Abnormal blood glucose concentrations on admission to a rural Kenyan district hospital: prevalence and outcome.
Osier FHA., Berkley JA., Ross A., Sanderson F., Mohammed S., Newton CRJC.
AIMS: To determine the prevalence, clinical characteristics, and outcome of hypoglycaemia on admission in children at a rural Kenyan district hospital. METHODS: Observational study of 3742 children (including 280 neonates) in Kilifi District Hospital, Kenya. MAIN OUTCOME MEASURES: hypoglycaemia (blood glucose <2.2 mmol/l) and hyperglycaemia (blood glucose >10.0 mmol/l). RESULTS: Non-neonates: the prevalence of hypoglycaemia on admission was 7.3%. Severe illness, malnutrition, last meal >12 hours ago, and a positive malaria slide were independently associated with hypoglycaemia. Overall, mortality in hypoglycaemic children was 20.2% compared to 3.8% in normoglycaemic children (p < 0.001). The brunt of mortality in hypoglycaemic children was borne by those who were severely ill or malnourished (31.8%) as opposed to those who were neither severely ill nor malnourished (9.0%). Neonates: 23.0% of neonates were hypoglycaemic on admission.
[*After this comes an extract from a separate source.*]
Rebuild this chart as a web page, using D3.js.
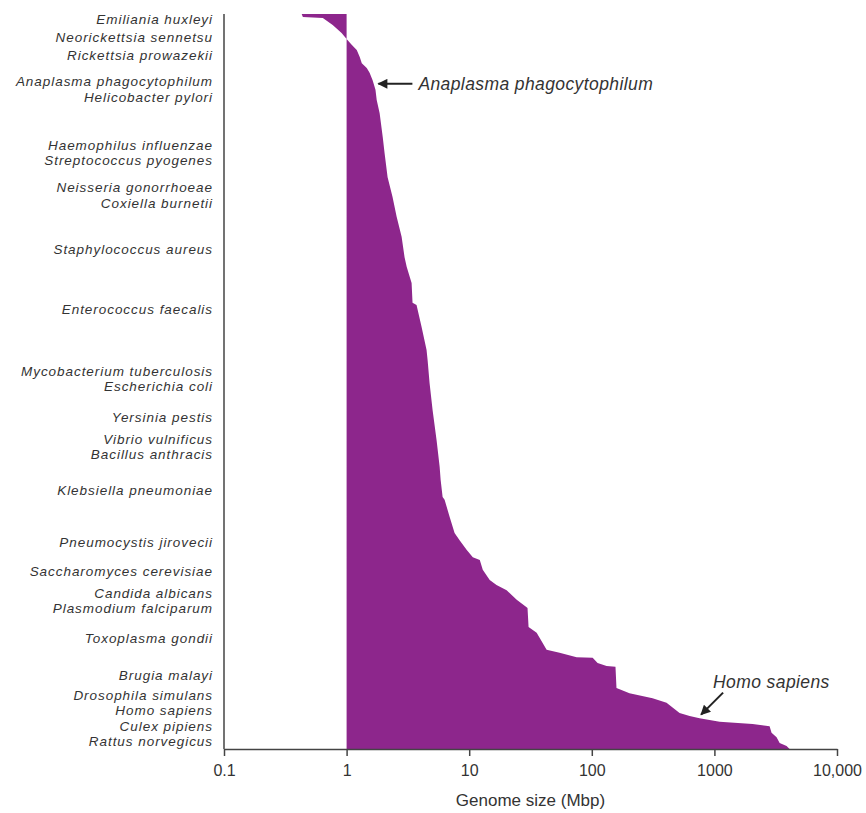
<!DOCTYPE html>
<html lang="en">

<head>
    <meta charset="UTF-8">
    <title>Genome size</title>
    <script src="https://d3js.org/d3.v7.min.js"></script>
    <style>
    body {
        margin: 0;
        background: white;
    }

    text {
        font-family: "Liberation Sans", Arial, Helvetica, sans-serif;
        fill: #333;
    }

    .species {
        font-style: italic;
        font-size: 13.5px;
        letter-spacing: 0.95px;
    }

    .note {
        font-style: italic;
        font-size: 17.5px;
        letter-spacing: 0.4px;
    }
    </style>
</head>

<body>
    <div class="content"></div>
    <script>
    // rank of organism (percent of list, smallest genome at top) and genome size in Mbp
    var rankPct = [0, 0.4, 0.54, 1.5, 2.6, 3.4, 4.2, 4.9, 5.85, 6.7, 7.35, 8.0, 9.0, 10.3, 11.7, 13.5,
        16.7, 18.9, 22.2, 24.9, 27.6, 30.3, 33.1, 34.4, 36.6, 39.3, 39.6, 42.6, 45.7, 47.1, 50.2, 53.9,
        58.0, 61.6, 63.4, 65.7, 66.1, 68.4, 70.6, 71.6, 72.9, 73.9, 74.3, 75.6, 77.0, 77.7, 78.4, 79.7,
        80.7, 80.8, 83.4, 84.2, 86.5, 86.9, 87.5, 87.6, 88.3, 88.7, 88.8, 91.7, 92.4, 93.1, 93.7, 95.1,
        95.5, 95.8, 96.3, 96.6, 96.9, 97.8, 98.4, 99.2, 99.6, 100];
    var genomeMbp = [0.43, 0.44, 0.64, 0.77, 0.91, 1.0, 1.1, 1.21, 1.28, 1.33, 1.46, 1.54, 1.63, 1.72, 1.76, 1.86,
        1.97, 2.04, 2.16, 2.37, 2.56, 2.81, 2.97, 3.09, 3.39, 3.45, 3.72, 4.09, 4.49, 4.58, 4.75, 5.03,
        5.42, 5.74, 5.85, 6.07, 6.3, 6.92, 7.6, 8.35, 9.52, 10.7, 12.2, 12.9, 14.7, 16.7, 20.2, 24.4,
        29.4, 29.9, 30.5, 35.5, 42.8, 54.6, 75.2, 101.6, 111.5, 132, 156, 159, 203, 313, 407, 520,
        628, 757, 1103, 2050, 2820, 2925, 3215, 3406, 3881, 4104];

    // labelled organisms and where they sit in the ranking
    var labelNames = ['Emiliania huxleyi', 'Neorickettsia sennetsu', 'Rickettsia prowazekii',
        'Anaplasma phagocytophilum', 'Helicobacter pylori', 'Haemophilus influenzae', 'Streptococcus pyogenes',
        'Neisseria gonorrhoeae', 'Coxiella burnetii', 'Staphylococcus aureus', 'Enterococcus faecalis',
        'Mycobacterium tuberculosis', 'Escherichia coli', 'Yersinia pestis', 'Vibrio vulnificus',
        'Bacillus anthracis', 'Klebsiella pneumoniae', 'Pneumocystis jirovecii', 'Saccharomyces cerevisiae',
        'Candida albicans', 'Plasmodium falciparum', 'Toxoplasma gondii', 'Brugia malayi',
        'Drosophila simulans', 'Homo sapiens', 'Culex pipiens', 'Rattus norvegicus'];
    var labelRank = [0.68, 3.13, 5.58, 9.12, 11.29, 17.82, 19.86, 23.54, 25.71, 31.97, 40.14,
        48.57, 50.61, 54.83, 57.82, 59.86, 64.76, 71.84, 75.78, 78.78, 80.82, 84.9, 89.93,
        92.65, 94.69, 96.87, 98.98];

    var tickValues = [0.1, 1, 10, 100, 1000, 10000];
    var tickLabels = ['0.1', '1', '10', '100', '1000', '10,000'];

    // the two called-out organisms: rank and genome size the arrow points at
    var callouts = [
        { name: 'Anaplasma phagocytophilum', rank: 9.5, mbp: 1.75 },
        { name: 'Homo sapiens', rank: 95.6, mbp: 750 }
    ];

    var p = {
        width: 866,
        height: 813,
        left: 224,
        right: 29,
        top: 14,
        bottom: 64,
        purple: '#8d268c',
        axisColor: '#444'
    };

    var svg = d3.select('.content')
        .append('svg')
        .attr('width', p.width)
        .attr('height', p.height);

    var x = d3.scaleLog()
        .domain([0.1, 10000])
        .range([p.left, p.width - p.right]);

    var y = d3.scaleLinear()
        .domain([0, 100])
        .range([p.top, p.height - p.bottom]);

    var points = rankPct.map(function(r, i) {
        return { r: r, v: genomeMbp[i] };
    });

    // area from 1 Mbp out to the genome size of each organism
    var area = d3.area()
        .x0(x(1))
        .x1(function(d) { return x(d.v); })
        .y(function(d) { return y(d.r); });

    svg.append('path')
        .datum(points)
        .attr('d', area)
        .attr('fill', p.purple);

    // x axis
    var xAxis = d3.axisBottom(x)
        .tickValues(tickValues)
        .tickFormat(function(d, i) { return tickLabels[i]; })
        .tickSize(7)
        .tickSizeOuter(0)
        .tickPadding(9);

    var gx = svg.append('g')
        .attr('transform', 'translate(0,' + y(100) + ')')
        .call(xAxis);

    gx.select('.domain').attr('stroke', p.axisColor).attr('stroke-width', 1.5);
    gx.selectAll('.tick line').attr('stroke', p.axisColor).attr('stroke-width', 1.5);
    gx.selectAll('.tick text')
        .attr('fill', '#333')
        .style('font-size', '16px')
        .style('font-family', '"Liberation Sans", Arial, sans-serif');

    svg.append('text')
        .attr('x', (x(0.1) + x(10000)) / 2)
        .attr('y', p.height - 7)
        .attr('text-anchor', 'middle')
        .style('font-size', '17px')
        .text('Genome size (Mbp)');

    // y axis is just a rule with the organism names next to it
    svg.append('line')
        .attr('x1', x(0.1))
        .attr('x2', x(0.1))
        .attr('y1', y(0))
        .attr('y2', y(100))
        .attr('stroke', p.axisColor)
        .attr('stroke-width', 1.5);

    svg.selectAll('.species')
        .data(labelNames)
        .enter()
        .append('text')
        .attr('class', 'species')
        .attr('x', x(0.1) - 11)
        .attr('y', function(d, i) { return y(labelRank[i]); })
        .attr('dy', '0.35em')
        .attr('text-anchor', 'end')
        .text(function(d) { return d; });

    // arrows
    var defs = svg.append('defs');
    defs.append('marker')
        .attr('id', 'head')
        .attr('viewBox', '0 0 10 10')
        .attr('refX', 9)
        .attr('refY', 5)
        .attr('markerWidth', 7)
        .attr('markerHeight', 5)
        .attr('orient', 'auto')
        .append('path')
        .attr('d', 'M0,0 L10,5 L0,10 z')
        .attr('fill', '#222');

    // Anaplasma: horizontal arrow, text to the right
    var a = callouts[0];
    svg.append('line')
        .attr('x1', x(a.mbp) + 36)
        .attr('y1', y(a.rank))
        .attr('x2', x(a.mbp) + 2)
        .attr('y2', y(a.rank))
        .attr('stroke', '#222')
        .attr('stroke-width', 2)
        .attr('marker-end', 'url(#head)');
    svg.append('text')
        .attr('class', 'note')
        .attr('x', x(a.mbp) + 42)
        .attr('y', y(a.rank))
        .attr('dy', '0.35em')
        .text(a.name);

    // Homo sapiens: diagonal arrow from the text down to the curve
    var h = callouts[1];
    svg.append('line')
        .attr('x1', x(h.mbp) + 24)
        .attr('y1', y(h.rank) - 24)
        .attr('x2', x(h.mbp) + 2)
        .attr('y2', y(h.rank) - 2)
        .attr('stroke', '#222')
        .attr('stroke-width', 2)
        .attr('marker-end', 'url(#head)');
    svg.append('text')
        .attr('class', 'note')
        .attr('x', x(h.mbp) + 14)
        .attr('y', y(h.rank) - 29)
        .text(h.name);
    </script>
</body>

</html>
Inability to breast feed and weight <2500 g were independently associated with hypoglycaemia. Mortality was 45.2% compared to 19.6% in normoglycaemic neonates (p < 0.001). Hyperglycaemia was present in 2.7% of children and was associated with a higher mortality than normoglycaemia, 14.0% versus 3.8% respectively (p < 0.001). CONCLUSIONS: Hypoglycaemia is common in children admitted to a rural Kenyan district hospital and is associated with an increased mortality. Apart from features of severe illness and poor feeding, clinical signs have a low sensitivity and specificity for hypoglycaemia. Where diagnostic facilities are lacking, presumptive treatment of severely ill children is recommended. For other children, the continuation of feeding (by nasogastric tube if necessary) should be part of standard management.